News

Pocket Streetmap coming soon - or at last?

by Guy Kewney | posted on 20 November 2003


One of the more exciting things I saw, six months ago, in Barcelona, was a demonstration of Pocket Streetmap. It's the same maps you get on the Streetmap.co.uk web site - but looking like real maps. And then ... nothing happened.

Guy Kewney

Now, at EWT this week, the explanation emerged: Pocket Streetmap, which runs on Pocket PC platforms, has been revamped. A beta-test version should be released inside a month.

"We had a problem; there were too many versions of the software for different versions of the platform," said Penny Bamborough, one of the founders of Streetmap. "So we decided to produce a single code base."

The software looks like an ordinary coloured paper map, with streets laid out as in an atlas. But the difference is, you never run out of paper. Scroll left, and it downloads the next section, and lays it next to the section you're looking at.

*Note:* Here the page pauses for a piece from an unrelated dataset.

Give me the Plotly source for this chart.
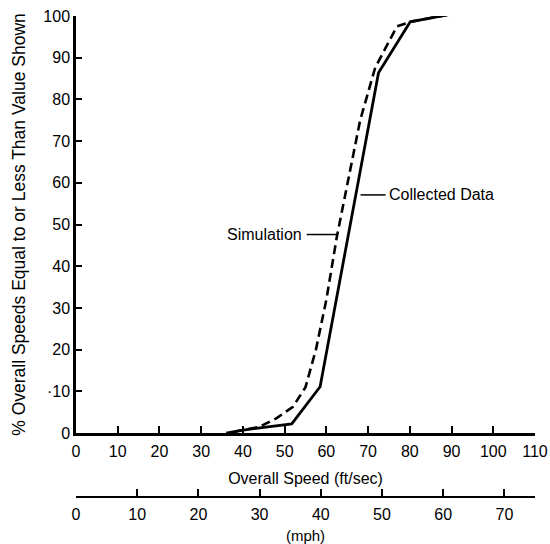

There's another improvement, too: the thing doesn't have to be connected to the wireless Web to work.

"We've brought back the Slave Loader," said Bamborough at the Olympia demo, showing how you can now get the maps you need even before you've configured your iPaq for internet access. "The pocket PC sits in its cradle, and gets the data through the PC on the desktop; and it's stored in memory."

The new version should be posted for testing on the corporate web site inside a couple of weeks. Applications using this map will emerge later ... but it includes full maps of almost all of Europe, in beautiful detail, especially of the cities and towns.